We also understand the seller’s anguish in simply not knowing whether a sale is imminent following a viewing.

Sometimes, feedback is obviously positive: “When can you move out?” is clearly a strong buying signal; “What are the neighbours like?”, “Could I bring my partner round?” or “Will you be leaving that cupboard?” certainly indicate that the property is a distinct possibility, and a good agent should be able to move this interest towards a firm offer.
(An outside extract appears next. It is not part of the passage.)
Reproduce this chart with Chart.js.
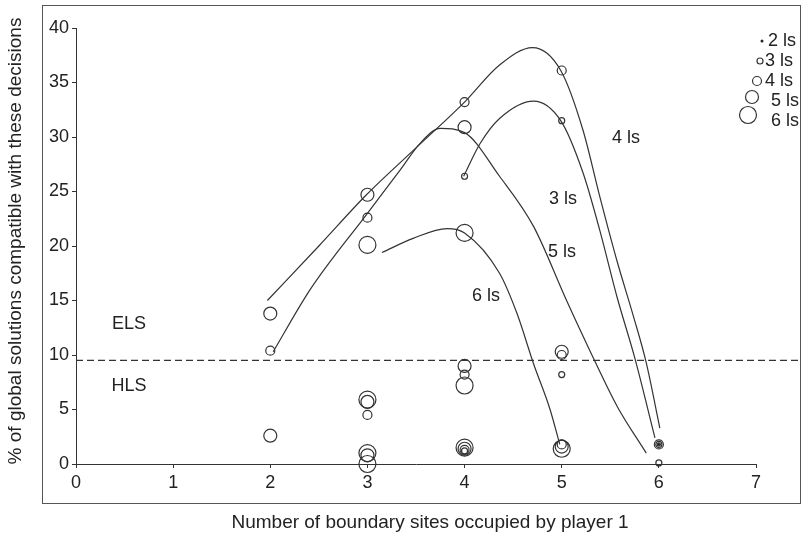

Some feedback can be helpful in confirming whether the asking price is positioned correctly in the market. Buyers buy by comparison, and sometimes a swift price adjustment can be imperative to avoid the house going stale on the market. For example, “The property is too small for us” usually means, “We have seen larger houses for the same price”. “The street is too busy” usually means “We’ve seen similarly priced properties in quieter streets”.

Of course, many people are just being polite when they say, “We’ll think about it”, or “I’m sure you’ll find a buyer easily”. The key to good estate agency is identifying which comments point to a sale, which point to a negotiation, and which point to a problem with the price. And we think sellers deserve to know, via prompt and supportive feedback.